= Task brief =
Exactly as written, retype the listing below, omitting the pictures.

= Information provided =
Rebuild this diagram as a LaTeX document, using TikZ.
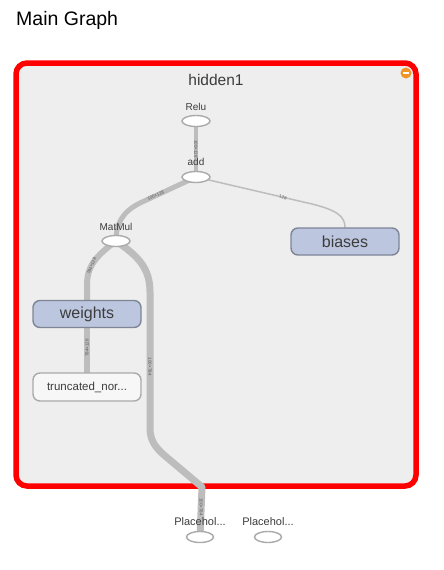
\documentclass[tikz,border=0pt]{standalone}
\usepackage{fontspec}
\setmainfont{Liberation Sans}
\usetikzlibrary{shapes.geometric}
\pgfdeclarelayer{bg}
\pgfdeclarelayer{edges}
\pgfsetlayers{bg,edges,main}
\definecolor{boxred}{RGB}{255,0,0}
\definecolor{boxfill}{RGB}{238,238,238}
\definecolor{edgegray}{RGB}{189,189,189}
\definecolor{opstroke}{RGB}{170,170,170}
\definecolor{varfill}{RGB}{188,198,222}
\definecolor{varstroke}{RGB}{125,133,150}
\definecolor{txtgray}{RGB}{60,60,60}
\definecolor{lblgray}{RGB}{90,90,90}
\definecolor{iconorange}{RGB}{240,150,40}
\tikzset{
  opnode/.style={ellipse, draw=opstroke, fill=white, line width=1.4pt, minimum width=28pt, minimum height=11pt, inner sep=0pt},
  oplabel/.style={font=\fontsize{10}{12}\selectfont, text=txtgray, inner sep=0pt},
  varnode/.style={rectangle, rounded corners=7pt, draw=varstroke, fill=varfill, line width=1.4pt, minimum width=108pt, minimum height=27pt, inner sep=0pt, font=\fontsize{16}{19}\selectfont, text=txtgray},
  constnode/.style={rectangle, rounded corners=7pt, draw=opstroke, fill=white!97!black, line width=1.4pt, minimum width=108pt, minimum height=28pt, inner sep=0pt, font=\fontsize{11.5}{13}\selectfont, text=txtgray},
  edge/.style={draw=edgegray, line cap=round, line join=round},
  elabel/.style={font=\fontsize{4.5}{5}\selectfont, text=lblgray, inner sep=0pt}
}
\begin{document}
\begin{tikzpicture}[x=1pt,y=-1pt]
\useasboundingbox (0,0) rectangle (444,570);
\begin{pgfonlayer}{bg}
\fill[white] (0,0) rectangle (444,570);
\draw[draw=boxred, fill=boxfill, line width=5.5pt, rounded corners=11pt] (16,63) rectangle (416,486);
\end{pgfonlayer}
\node[anchor=base west, inner sep=0pt, font=\fontsize{19.5}{23}\selectfont] (title) at (16,25) {Main Graph};
\node[font=\fontsize{15.5}{18}\selectfont, text=txtgray, inner sep=0pt] (hid) at (216,80) {hidden1};
\node[circle, fill=iconorange, minimum size=11pt, inner sep=0pt] (icon) at (406,73) {};
\draw[white, line width=1.8pt] ([xshift=-3pt]icon.center) -- ([xshift=3pt]icon.center);
% ops
\node[oplabel] (relulab) at (196,107) {Relu};
\node[opnode] (relu) at (196,121) {};
\node[oplabel] (addlab) at (196,162) {add};
\node[opnode] (add) at (196,177) {};
\node[oplabel] (mmlab) at (116,227) {MatMul};
\node[opnode] (mm) at (116,241) {};
\node[varnode] (biases) at (345,241.5) {biases};
\node[varnode] (weights) at (87,314) {weights};
\node[constnode] (trunc) at (87,387) {truncated\_nor...};
\node[oplabel, font=\fontsize{11}{13}\selectfont] (ph1lab) at (200,522) {Placehol...};
\node[opnode, minimum width=27pt] (ph1) at (200,537) {};
\node[oplabel, font=\fontsize{11}{13}\selectfont] (ph2lab) at (268,522) {Placehol...};
\node[opnode, minimum width=27pt] (ph2) at (268,537) {};
% edges
\begin{pgfonlayer}{edges}
\draw[edge, line width=4pt] (add.center) -- node[elabel, rotate=-90] {100×128} (relu.center);
\draw[edge, line width=5pt] (add.center) -- (140,203) node[elabel, pos=0.72, sloped] {100×128} .. controls (122,212) and (116,224) .. (mm.center);
\draw[edge, line width=1.5pt] (add.center) -- (312,204) node[elabel, pos=0.75, sloped] {128} .. controls (336,210) and (345,216) .. (biases.north);
\draw[edge, line width=6pt] (mm.center) .. controls (96,256) and (87,266) .. (87,285) -- (weights.north);
\node[elabel, rotate=68] (mmwlab) at (91.5,266) {784×128};
\draw[edge, line width=6pt] (weights.south) -- node[elabel, pos=0.45, rotate=90] {784×128} (trunc.north);
\draw[edge, line width=7pt] (mm.center) .. controls (138,256) and (150,268) .. (150,292) -- node[elabel, pos=0.55, rotate=-90] {100×784} (150,428) .. controls (150,440) and (155,447) .. (164,455) -- (202,487) -- node[elabel, pos=0.4, rotate=-90] {100×784} (ph1.center);
\end{pgfonlayer}
\end{tikzpicture}
\end{document}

= Output =
Rebuild this diagram as a LaTeX document, using TikZ.
\documentclass[tikz,border=0pt]{standalone}
\usepackage{fontspec}
\setmainfont{Liberation Sans}
\usetikzlibrary{shapes.geometric}
\pgfdeclarelayer{bg}
\pgfdeclarelayer{edges}
\pgfsetlayers{bg,edges,main}
\definecolor{boxred}{RGB}{255,0,0}
\definecolor{boxfill}{RGB}{238,238,238}
\definecolor{edgegray}{RGB}{189,189,189}
\definecolor{opstroke}{RGB}{170,170,170}
\definecolor{varfill}{RGB}{188,198,222}
\definecolor{varstroke}{RGB}{125,133,150}
\definecolor{txtgray}{RGB}{60,60,60}
\definecolor{lblgray}{RGB}{90,90,90}
\definecolor{iconorange}{RGB}{240,150,40}
\tikzset{
  opnode/.style={ellipse, draw=opstroke, fill=white, line width=1.4pt, minimum width=28pt, minimum height=11pt, inner sep=0pt},
  oplabel/.style={font=\fontsize{10}{12}\selectfont, text=txtgray, inner sep=0pt},
  varnode/.style={rectangle, rounded corners=7pt, draw=varstroke, fill=varfill, line width=1.4pt, minimum width=108pt, minimum height=27pt, inner sep=0pt, font=\fontsize{16}{19}\selectfont, text=txtgray},
  constnode/.style={rectangle, rounded corners=7pt, draw=opstroke, fill=white!97!black, line width=1.4pt, minimum width=108pt, minimum height=28pt, inner sep=0pt, font=\fontsize{11.5}{13}\selectfont, text=txtgray},
  edge/.style={draw=edgegray, line cap=round, line join=round},
  elabel/.style={font=\fontsize{4.5}{5}\selectfont, text=lblgray, inner sep=0pt}
}
\begin{document}
\begin{tikzpicture}[x=1pt,y=-1pt]
\useasboundingbox (0,0) rectangle (444,570);
\begin{pgfonlayer}{bg}
\fill[white] (0,0) rectangle (444,570);
\draw[draw=boxred, fill=boxfill, line width=5.5pt, rounded corners=11pt] (16,63) rectangle (416,486);
\end{pgfonlayer}
\node[anchor=base west, inner sep=0pt, font=\fontsize{19.5}{23}\selectfont] (title) at (16,25) {Main Graph};
\node[font=\fontsize{15.5}{18}\selectfont, text=txtgray, inner sep=0pt] (hid) at (216,80) {hidden1};
\node[circle, fill=iconorange, minimum size=11pt, inner sep=0pt] (icon) at (406,73) {};
\draw[white, line width=1.8pt] ([xshift=-3pt]icon.center) -- ([xshift=3pt]icon.center);
% ops
\node[oplabel] (relulab) at (196,107) {Relu};
\node[opnode] (relu) at (196,121) {};
\node[oplabel] (addlab) at (196,162) {add};
\node[opnode] (add) at (196,177) {};
\node[oplabel] (mmlab) at (116,227) {MatMul};
\node[opnode] (mm) at (116,241) {};
\node[varnode] (biases) at (345,241.5) {biases};
\node[varnode] (weights) at (87,314) {weights};
\node[constnode] (trunc) at (87,387) {truncated\_nor...};
\node[oplabel, font=\fontsize{11}{13}\selectfont] (ph1lab) at (200,522) {Placehol...};
\node[opnode, minimum width=27pt] (ph1) at (200,537) {};
\node[oplabel, font=\fontsize{11}{13}\selectfont] (ph2lab) at (268,522) {Placehol...};
\node[opnode, minimum width=27pt] (ph2) at (268,537) {};
% edges
\begin{pgfonlayer}{edges}
\draw[edge, line width=4pt] (add.center) -- node[elabel, rotate=-90] {100×128} (relu.center);
\draw[edge, line width=5pt] (add.center) -- (140,203) node[elabel, pos=0.72, sloped] {100×128} .. controls (122,212) and (116,224) .. (mm.center);
\draw[edge, line width=1.5pt] (add.center) -- (312,204) node[elabel, pos=0.75, sloped] {128} .. controls (336,210) and (345,216) .. (biases.north);
\draw[edge, line width=6pt] (mm.center) .. controls (96,256) and (87,266) .. (87,285) -- (weights.north);
\node[elabel, rotate=68] (mmwlab) at (91.5,266) {784×128};
\draw[edge, line width=6pt] (weights.south) -- node[elabel, pos=0.45, rotate=90] {784×128} (trunc.north);
\draw[edge, line width=7pt] (mm.center) .. controls (138,256) and (150,268) .. (150,292) -- node[elabel, pos=0.55, rotate=-90] {100×784} (150,428) .. controls (150,440) and (155,447) .. (164,455) -- (202,487) -- node[elabel, pos=0.4, rotate=-90] {100×784} (ph1.center);
\end{pgfonlayer}
\end{tikzpicture}
\end{document}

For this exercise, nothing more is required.